The fear and violence that followed the events of September 11, 2001 touched lives all around the world, even in places that few would immediately associate with the global war on terror. In At the Limits of Justice, twenty-nine contributors from six countries explore the proximity of terror in their own lives and in places ranging from Canada and the United States to Jamaica, Palestine/Israel, Australia, Guyana, Chile, Pakistan, and across the African continent. In this collection, female scholars of colour – including leading theorists on issues of indigeneity, race, and feminism – examine the political, social, and personal repercussions of the war on terror through contributions that range from testimony and poetry to scholarly analysis.

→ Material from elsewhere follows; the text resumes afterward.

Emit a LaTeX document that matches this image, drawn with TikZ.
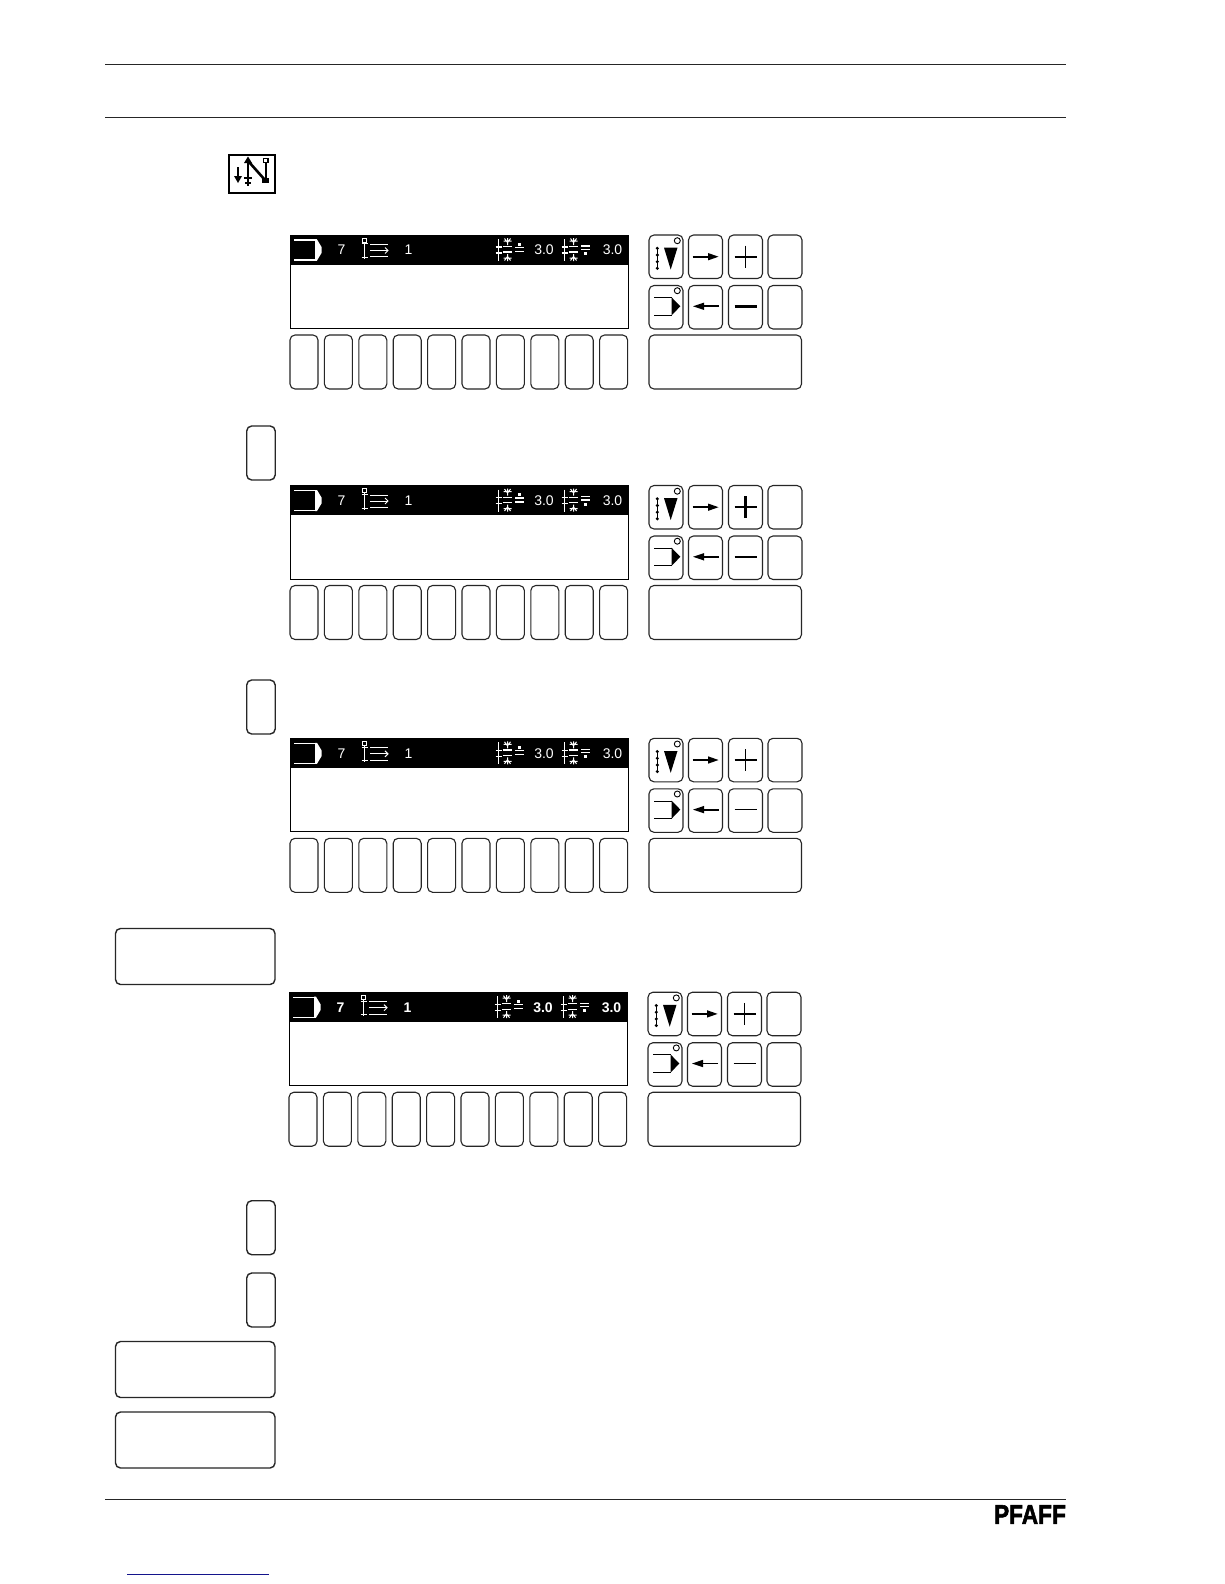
\documentclass[tikz,border=0pt]{standalone}
\usepackage{fontspec}
\setmainfont{Liberation Sans}
\newfontfamily\logofont[FakeBold=2.2]{Liberation Sans Bold}
\definecolor{linkblue}{RGB}{20,20,140}
\tikzset{
  x=1pt,y=-1pt,
  keybox/.style={draw=black!85,fill=white,line width=1.1pt,rounded corners=5pt,anchor=north west,inner sep=0pt,outer sep=0pt},
  softkey/.style={keybox,minimum width=28pt,minimum height=54pt},
  sidekey/.style={keybox,minimum width=34pt,minimum height=43.5pt},
  widekey/.style={keybox,minimum width=152.5pt,minimum height=54pt},
  stepkey/.style={keybox,line width=1.4pt,minimum width=28.5pt,minimum height=54pt},
  longkey/.style={keybox,line width=1.4pt,minimum width=159.5pt,minimum height=56pt},
  readout/.style={text=white,font=\fontsize{14}{14}\selectfont,inner sep=0pt},
  rule/.style={line width=1pt,black!85},
  whiteline/.style={draw=white,line width=1.1pt},
  pics/tension/.style={code={
    \draw[whiteline,line width=1.5pt] (498.5,239) -- (498.5,261);
    \draw[whiteline] (495.5,247) -- (501.5,247) (495.5,253) -- (501.5,253);
    \draw[whiteline] (503,246.7) -- (512,246.7) (503,252) -- (512,252);
    \draw[whiteline,line width=1pt] (503.5,241) -- (511.5,241) (507.5,238) -- (507.5,245) (504.5,238.5) -- (507.5,242.5) -- (510.5,238.5);
    \draw[whiteline,line width=1pt] (503.5,258) -- (511.5,258) (507.5,254) -- (507.5,261) (504.5,260.5) -- (507.5,256.5) -- (510.5,260.5);
  }},
  pics/panel/.style n args={3}{code={
    \node[draw=black,line width=1pt,fill=white,anchor=north west,inner sep=0pt,outer sep=0pt,minimum width=338pt,minimum height=93.5pt] (-disp) at (290,235) {};
    \fill[black] (289.5,234.5) rectangle (628.5,264.5);
    % foot icon
    \draw[whiteline] (316.5,240) -- (294,240) (294,260) -- (316.5,260);
    \fill[white] (315,239.5) -- (317,239.5) -- (321.5,247) -- (321.5,253) -- (317,260.5) -- (315,260.5) -- cycle;
    \node[readout,font=\fontsize{14}{14}\selectfont #3] (-seven) at (341.5,250) {7};
    % stitch icon
    \draw[whiteline,line width=.9pt] (364.7,240) -- (364.7,259);
    \draw[white,line width=.9pt,fill=black] (362.6,238) rectangle (366.8,242.2);
    \draw[whiteline,line width=.9pt] (361.5,257.5) -- (368,257.5) (361.5,243.8) -- (368,243.8);
    \draw[whiteline,line width=1pt] (370,244.5) -- (388,244.5) (370,250.5) -- (388,250.5) (370,256.8) -- (388,256.8);
    \draw[whiteline,line width=1pt] (385,247.5) -- (388,250.5) -- (385,253.5);
    \node[readout,font=\fontsize{14}{14}\selectfont #3] (-one) at (408.5,250) {1};
    \pic at (0,0) {tension};
    \draw[whiteline] (515,247.5) -- (524,247.5) (515,251.5) -- (524,251.5);
    \fill[white] (518,242.5) rectangle (521,245.5);
    \node[readout,font=\fontsize{14}{14}\selectfont #3] (-ta) at (544,250) {3.0};
    \pic at (66,0) {tension};
    \draw[whiteline] (581,246) -- (590,246) (581,249.5) -- (590,249.5);
    \fill[white] (584,252) rectangle (587,255);
    \node[readout,font=\fontsize{14}{14}\selectfont #3] (-tb) at (612.5,250) {3.0};
    % soft keys
    \foreach \i in {0,...,9} {
      \node[softkey] (-s\i) at ({290+\i*34.4},335) {};
    }
    % side keys
    \node[sidekey] (-k1) at (649,235) {};
    \node[sidekey] (-k2) at (688.5,235) {};
    \node[sidekey] (-k3) at (728.5,235) {};
    \node[sidekey] (-k4) at (768,235) {};
    \node[sidekey] (-k5) at (649,285.5) {};
    \node[sidekey] (-k6) at (688.5,285.5) {};
    \node[sidekey] (-k7) at (728.5,285.5) {};
    \node[sidekey] (-k8) at (768,285.5) {};
    \node[widekey] (-w) at (649,335) {};
    % k1 icon
    \draw[line width=.9pt] (677.3,240.7) circle (3pt);
    \fill (664,247.7) -- (677.5,247.7) -- (670.7,269.5) -- cycle;
    \draw[line width=.8pt] (657.3,248) -- (657.3,268.5);
    \foreach \y in {248.3,255,261.7,268.3} {\fill (657.3,\y) circle (1.7pt);}
    % k5 icon
    \draw[line width=.9pt] (677.3,290.7) circle (3pt);
    \draw[line width=.9pt] (654,297.7) -- (672,297.7) (654,315) -- (672,315);
    \fill (671.5,297.2) -- (680.3,306.3) -- (671.5,315.5) -- cycle;
    % arrows
    \draw[line width=1.8pt] (692.7,256.7) -- (710,256.7);
    \fill (708,253) -- (718.5,256.7) -- (708,260.4) -- cycle;
    \draw[line width=1.8pt] (719,306.3) -- (702,306.3);
    \fill (704,302.6) -- (693,306.3) -- (704,310) -- cycle;
    % plus, minus
    \draw[line width=#1] (734.5,256.7) -- (756.5,256.7) (745.5,245.7) -- (745.5,267.7);
    \draw[line width=#2] (734.5,306.3) -- (756.5,306.3);
  }}
}
\begin{document}
\begin{tikzpicture}
\useasboundingbox (0,0) rectangle (1224,1584);
\fill[white] (0,0) rectangle (1224,1584);
% page rules
\coordinate (ta) at (105,65); \coordinate (tb) at (1065.5,65);
\coordinate (ua) at (105,117.5); \coordinate (ub) at (1065.5,117.5);
\coordinate (ba) at (105,1499); \coordinate (bb) at (1065.5,1499);
\coordinate (la) at (127,1574.5); \coordinate (lb) at (269,1574.5);
\draw[rule] (ta) -- (tb);
\draw[rule] (ua) -- (ub);
\draw[rule] (ba) -- (bb);
\draw[linkblue,line width=1pt] (la) -- (lb);
% top icon
\node[draw=black,line width=2.4pt,minimum width=46pt,minimum height=38pt,inner sep=0pt,anchor=north west] (icon) at (228,154) {};
\draw[line width=1.6pt] (238,167) -- (238,180);
\fill (234,176) -- (242,176) -- (238,183) -- cycle;
\draw[line width=1.6pt] (248,158) -- (248,186);
\fill (244,163) -- (252,163) -- (248,156.5) -- cycle;
\draw[line width=1.6pt] (244,178) -- (252,178) (245,183) -- (251,183);
\draw[line width=2.6pt] (249,162) -- (265,180);
\draw[line width=1.6pt] (265.7,162) -- (265.7,181);
\draw[line width=1.5pt,fill=white] (263.5,158.5) rectangle (268,162.5);
\fill (262,178) rectangle (269,182.5);
% panels
\pic (pa) at (0,0) {panel={1.6pt}{2.8pt}{}};
\pic (pb) at (0,250.5) {panel={2.4pt}{1.4pt}{}};
\pic (pc) at (0,503.3) {panel={1.4pt}{1.4pt}{}};
\pic (pd) at (-1,757.2) {panel={1.4pt}{1.4pt}{\bfseries}};
% left keys
\node[stepkey] (la1) at (246.7,426) {};
\node[stepkey] (la2) at (246.7,680) {};
\node[longkey] (lw1) at (115.5,928.5) {};
\node[stepkey] (la3) at (246.7,1200.7) {};
\node[stepkey] (la4) at (246.7,1273) {};
\node[longkey] (lw2) at (115.5,1341.5) {};
\node[longkey] (lw3) at (115.5,1412) {};
% logo
\node[font=\fontsize{27}{27}\selectfont\logofont,xscale=.84,inner sep=0pt,anchor=south east,text=black] (logo) at (1066,1524) {PFAFF};
\end{tikzpicture}
\end{document}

Inspired by both the personal and the global impact of this violence within the war on terror, they expose the way in which the war on terror is presented as a distant and foreign issue at the same time that it is deeply present in the lives of women and others all around the world. An impassioned but rigorous examination of issues of race and gender in contemporary politics, At the Limits of Justice is also a call to create moral communities which will find terror and violence unacceptable.